Движение литературы. Том II | страница 122
Быть может, литературная судьба Фреда Солянова предопределилась лирической присягой романтизму больше, чем общими для всех внешними преградами. Он не по каким-то снобистским мотивам и не по недостатку яркости, а именно по внутренней природе своей не мог стать звездой «теневой» эстрады и занять видное место в альтернативной иерархии художественных имен. Сколько бы людей кругом ни собиралось, он пел для себя и о себе, ясное ему самому не стремился сделать яснее для внешнего слуха, и между ним и аудиторией постоянно сохранялась «недоступная черта», хоть и преодолеваемая исполнительским обаянием, но все же препятствующая той массовости, какая предполагается самым «общительным» жанром. «Мы в доску не свои», – пел Фред в одной из ранних и приметных песен («Объятьями и драками / Окрасился закат. / Что стали мы бродягами, / Никто не виноват»). Потом забыл и потерял эту песню-пароль, на который должна бы откликаться какая-то компания отверженцев, и в более поздней лирике оставил уже единственное число: «Себе лишь на потребу / Он в доску был не свой…»
Если кто-то поймет сказанное выше в том смысле, что мир этого поэта исполнен однообразного угрюмства и однотонного уныния, то ошибется, а перелистав книжку, легко убедится в обратном. Стихи-песни разноголосы, разнонастроены, контрастны и по темам, и по ритмам, и по строфике, и по сознательно избираемому стилю, и по непроизвольно изменчивому чувству. Диапазон возможностей широк, смены колорита стремительны. Но все стянуто к тому личному центру, к тому тоскующему, бунтующему и взыскующему утоления романтическому эго, которое и делает музыку. А стилевое богатство и душевная многострунность находят себе поводы воплотиться благодаря удивительной разноликости двойников этого центрального Я.

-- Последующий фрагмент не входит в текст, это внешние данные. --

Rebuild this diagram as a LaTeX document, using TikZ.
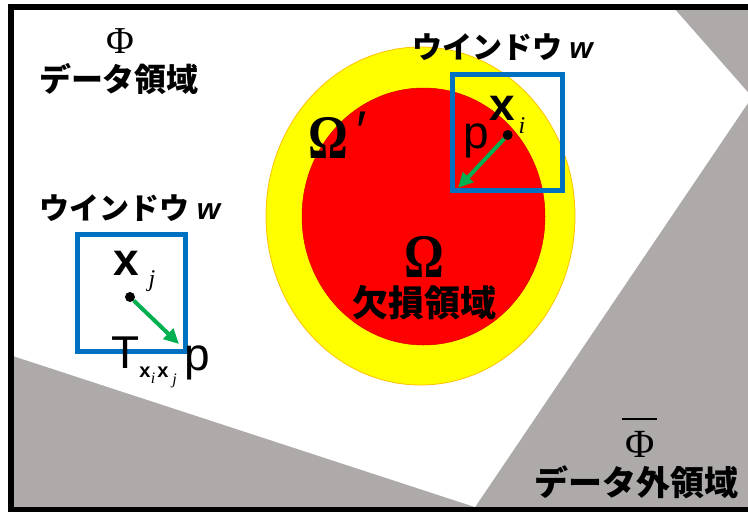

В самом деле: от коммунально-каторжного Сереги до кротко стареющего бретера («Шерше ля фамм»), от Ивана-дурака («Конек-горбунок») до гусара на дружеской пирушке, от былинного Садко до шофера обреченной бездорожью полуторки, от условного гамена-парижанина («Когда в душе свобода…») до юродивого на нынешней российской улице, от смутных фигур «шута и короля» («Арбатские переулки») до откровенного, хоть и стильного автопортрета: «Я тоже бродяга, как прадед цыган, неряшлив, но зорок как птица». И даже: от мятежного херувима, срывающего выжженное под лопаткой тавро добродетели, до… «старой жабы», чье сердце раскрывается лишь под покровом тьмы (романтическое уродство Квазимодо и Сирано). Очередной двойник всякий раз избирает себе свой песенный лад. И выясняется, что соляновской гитаре равно подвластны и дворовый романс, и уличный шансон во французском роде, и иронически-куртуазные куплеты, и широкий русский напев, и углубленная, сосредоточенная медитация, и шальная частушечная дробь, и декламационный речитатив с почти авангардистской образностью. Но, повторяю, стиль как правило восходит к лицу персонажа, а все персонажи группируются вокруг единого лирического лика.